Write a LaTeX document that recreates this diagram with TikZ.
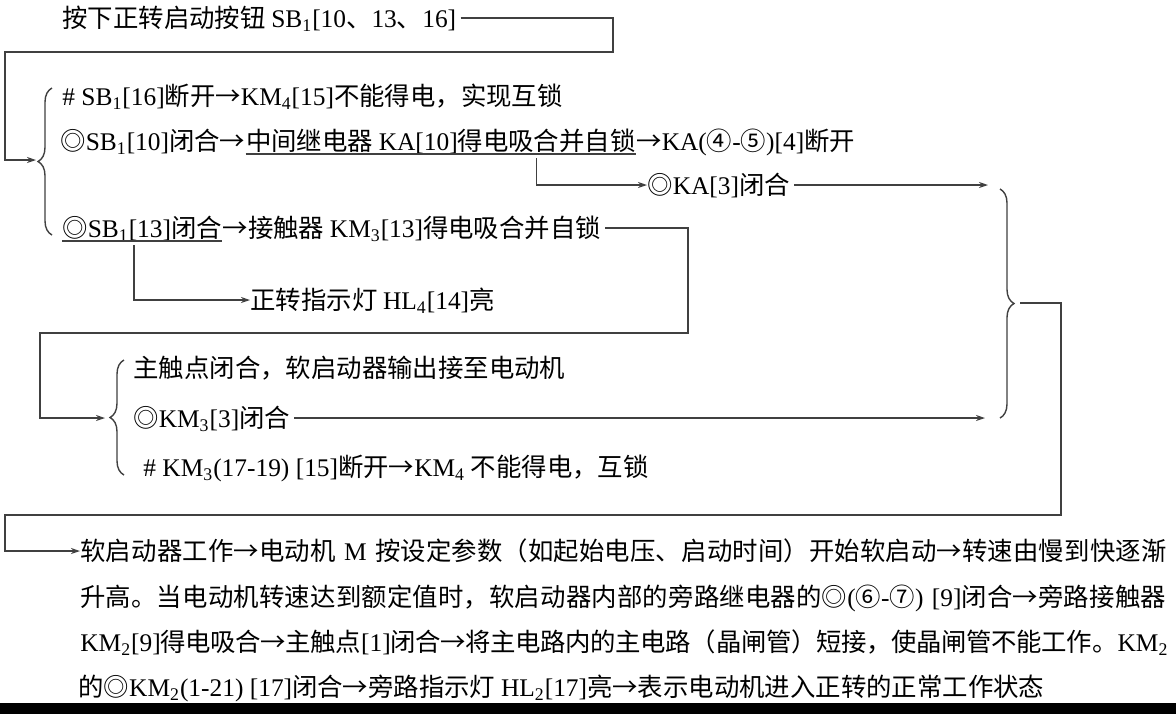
\documentclass[tikz,border=0pt]{standalone}
\usepackage{fontspec}
\setmainfont{Noto Sans CJK SC}
\newfontfamily\lat{Liberation Serif}
\usetikzlibrary{arrows.meta,decorations.pathreplacing,calc}
\newcommand{\ls}[1]{{\lat #1}}
\newcommand{\sbs}[1]{\textsubscript{#1}}
\XeTeXlinebreaklocale "zh"
\XeTeXlinebreakskip=0pt plus 2pt minus .6pt
\begin{document}
\begin{tikzpicture}[x=.5pt,y=-.5pt,
  txt/.style={anchor=west,inner sep=0pt,text height=11.2pt,text depth=1.5pt,
    font=\fontsize{12.7pt}{15pt}\selectfont},
  fullline/.style={text width=544pt,execute at begin node={\noindent\parfillskip=0pt}},
  ln/.style={draw=black!75,line width=.7pt},
  brc/.style={ln,decorate,decoration={brace,amplitude=7pt}},
  >={Stealth[length=4.5pt,width=3pt]}]

        \fill[white] (0,0) rectangle (1176,714);
        \useasboundingbox (0,0) rectangle (1176,714);
        \fill[black] (0,703) rectangle (1176,714);

        \begin{scope}[every node/.style={txt}]
          \node (1)  at (62,18)   {按下正转启动按钮 \ls{SB\sbs{1}[10}、\ls{13}、\ls{16]}};
          \node (2)  at (62,96)   {\ls{\# SB\sbs{1}[16]}断开→\ls{KM\sbs{4}[15]}不能得电，实现互锁};
          \node (3)  at (60,141)  {◎\ls{SB\sbs{1}[10]}闭合→};
          \node (4)  at (3.east)  {中间继电器 \ls{KA[10]}得电吸合并自锁};
          \node (5)  at (4.east)  {→\ls{KA(}④\ls{-}⑤\ls{)[4]}断开};
          \node (6)  at (647,185) {◎\ls{KA[3]}闭合};
          \node (7)  at (62,228)  {◎\ls{SB\sbs{1}[13]}闭合};
          \node (8)  at (7.east)  {→接触器 \ls{KM\sbs{3}[13]}得电吸合并自锁};
          \node (9)  at (250,300) {正转指示灯 \ls{HL\sbs{4}[14]}亮};
          \node (10) at (133,368) {主触点闭合，软启动器输出接至电动机};
          \node (11) at (133,418) {◎\ls{KM\sbs{3}[3]}闭合};
          \node (12) at (143,467) {\ls{\# KM\sbs{3}(17-19) [15]}断开→\ls{KM\sbs{4}} 不能得电，互锁};
          \node[fullline] (13) at (80,551) {软启动器工作→电动机 \ls{M} 按设定参数（如起始电压、启动时间）开始软启动→转速由慢到快逐渐};
          \node[fullline] (14) at (80,597) {升高。当电动机转速达到额定值时，软启动器内部的旁路继电器的◎\ls{(}⑥\ls{-}⑦\ls{) [9]}闭合→旁路接触器};
          \node[fullline] (15) at (80,642) {\ls{KM\sbs{2}[9]}得电吸合→主触点\ls{[1]}闭合→将主电路内的主电路（晶闸管）短接，使晶闸管不能工作。\ls{KM\sbs{2}}};
          \node (16) at (78,687)  {的◎\ls{KM\sbs{2}(1-21) [17]}闭合→旁路指示灯 \ls{HL\sbs{2}[17]}亮→表示电动机进入正转的正常工作状态};
        \end{scope}

        \coordinate (r1) at (613,52);
        \coordinate (l1) at (5,52);
        \coordinate (b1) at (36,160);
        \coordinate (a1) at (988,185);
        \coordinate (r2) at (688,333);
        \coordinate (l2) at (40,333);
        \coordinate (b2) at (105,418);
        \coordinate (a2) at (985,418);
        \coordinate (b3) at (1016,303);
        \coordinate (r3) at (1061,515);
        \coordinate (l3) at (5,515);

        \draw[brc] (52,235) -- (52,88);
        \draw[brc] (124,475) -- (124,360);
        \draw[brc] (1000,189) -- (1000,418);

        \draw[ln] (4.south west) -- (4.south east);
        \draw[ln] (7.south west) -- (7.south east);

        \begin{scope}[every path/.style={ln,->,shorten <=2pt}]
          \path (1.east)  -| (r1) -- (l1) |- (b1);
          \path ($(4.south west)!.745!(4.south east)$) |- (6.west);
          \path (6.east)  -- (a1);
          \path (8.east)  -| (r2) -- (l2) |- (b2);
          \path ($(7.south west)!.45!(7.south east)$) |- (9.west);
          \path (11.east) -- (a2);
          \path (b3)      -| (r3) -- (l3) |- (13.west);
        \end{scope}

      \end{tikzpicture}
\end{document}
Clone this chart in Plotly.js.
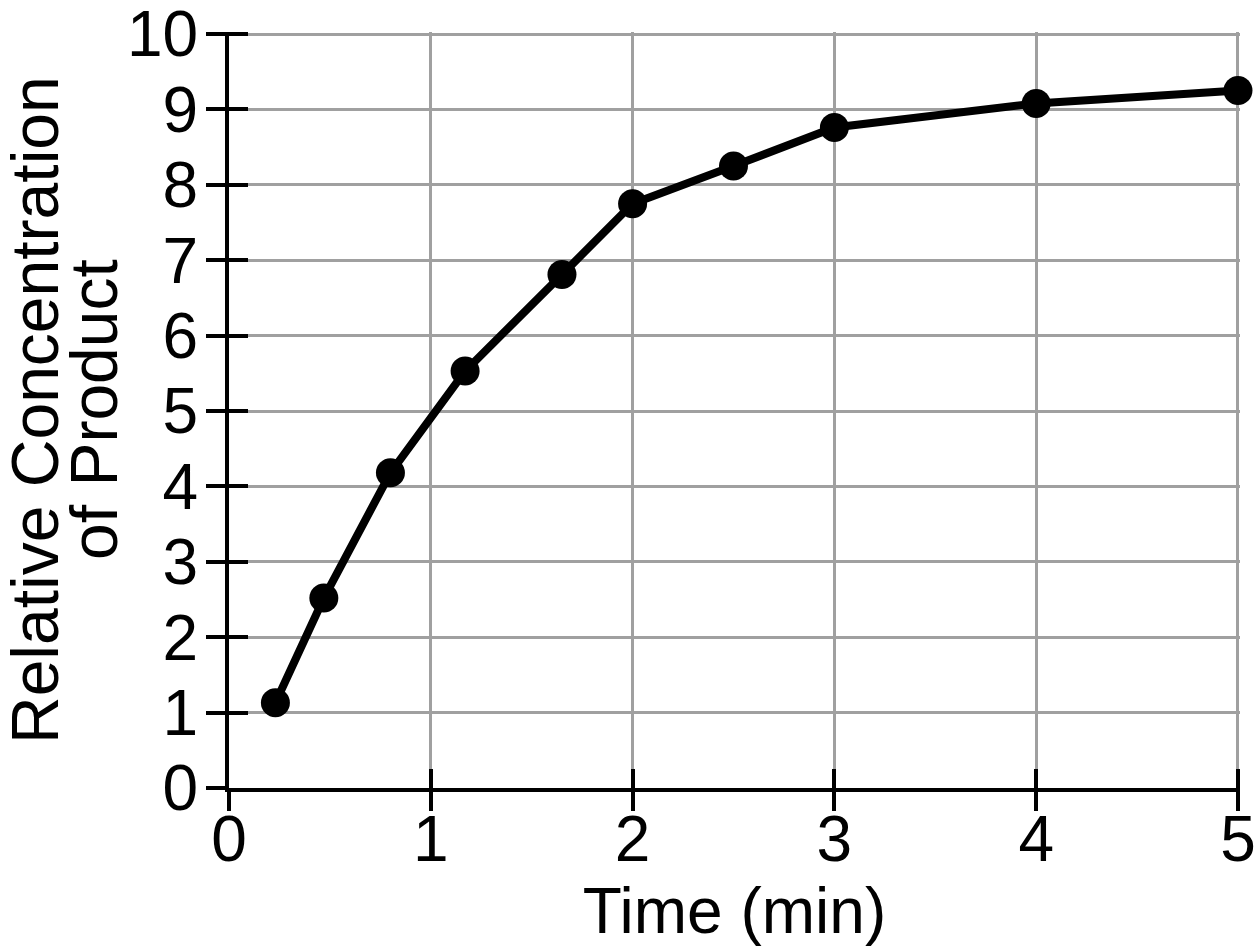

^^^^

Challenge:
Quote only what lies between the first line of the records and the line containing "(0,703) rectangle (1176,714);", please, including both lines and excluding images.

Finished task:
Write a LaTeX document that recreates this diagram with TikZ.
\documentclass[tikz,border=0pt]{standalone}
\usepackage{fontspec}
\setmainfont{Noto Sans CJK SC}
\newfontfamily\lat{Liberation Serif}
\usetikzlibrary{arrows.meta,decorations.pathreplacing,calc}
\newcommand{\ls}[1]{{\lat #1}}
\newcommand{\sbs}[1]{\textsubscript{#1}}
\XeTeXlinebreaklocale "zh"
\XeTeXlinebreakskip=0pt plus 2pt minus .6pt
\begin{document}
\begin{tikzpicture}[x=.5pt,y=-.5pt,
  txt/.style={anchor=west,inner sep=0pt,text height=11.2pt,text depth=1.5pt,
    font=\fontsize{12.7pt}{15pt}\selectfont},
  fullline/.style={text width=544pt,execute at begin node={\noindent\parfillskip=0pt}},
  ln/.style={draw=black!75,line width=.7pt},
  brc/.style={ln,decorate,decoration={brace,amplitude=7pt}},
  >={Stealth[length=4.5pt,width=3pt]}]

        \fill[white] (0,0) rectangle (1176,714);
        \useasboundingbox (0,0) rectangle (1176,714);
        \fill[black] (0,703) rectangle (1176,714);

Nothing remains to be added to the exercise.